Emilio nel sociale e in politica.
Per lunghi anni è stato Presidente dell’Azienda di soggiorno, cercando sempre di valorizzare a fini turistici proprio quegli aspetti della Porto Recanati che amava di più e che, giustamente, egli riteneva che la facessero preferire a tante località più blasonate.
E’ suo lo slogan, Porto Recanati salotto sul mare, nel quale è sintetizzata la caratteristica forse più tipica della nostra cittadina: la possibilità di vivere in una situazione di completo relax a diretto contatto con il mare.
Lo ricordiamo anche come uno dei più attivi animatori dell’amicizia con la cittadina tedesca di Kronberg (poi sfociata nel gemellaggio), e come dei più appassionati sostenitori del gemellaggio con Mar del Plata.
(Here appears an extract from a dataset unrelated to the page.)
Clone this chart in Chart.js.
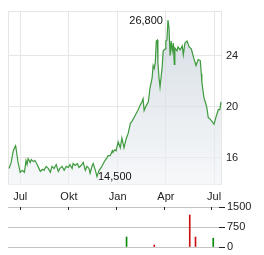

Con i nostri emigrati argentini, d’altra parte, Emilio aveva da sempre un rapporto costante e affettuoso, vivendo quasi con un senso di colpa quella separazione tanto amara. Più in generale, Emilio è sempre stato presente quando si è trattato di contribuire a far nascere qualche iniziativa nuova (è stato tra i fondatori del Centro Studi, ha promosso il Comitato Pro-Portorecanatesi in Argentina, ecc)
Forse proprio per questo spirito costruttivo non sopportava quelli che erano capaci solo di criticare gli altri, o, peggio ancora, quelli che subordinavano tutto al loro ruolo personale. E’ stato a lungo consigliere comunale e membro attivo del partito della Democrazia Cristiana. La sua attività in politica si è svolta sempre fuori dalla logica troppo soffocante dell’appartenenza a schieramenti e correnti. Di questa sua indipendenza andava orgoglioso, anche se ciò lo rendeva un pò sospetto a tutti coloro che giudicavano secondo gli schemi tradizionali.
Il rifiuto della partigianeria lo portò anche in Consiglio comunale ad assumere posizioni "personali", guadagnandosi rispetto e amicizia in tutti gli schieramenti politici.
Prima di tutto, diceva, viene l’interesse del Paese.
E Porto Recanati è stato davvero il suo più grande amore.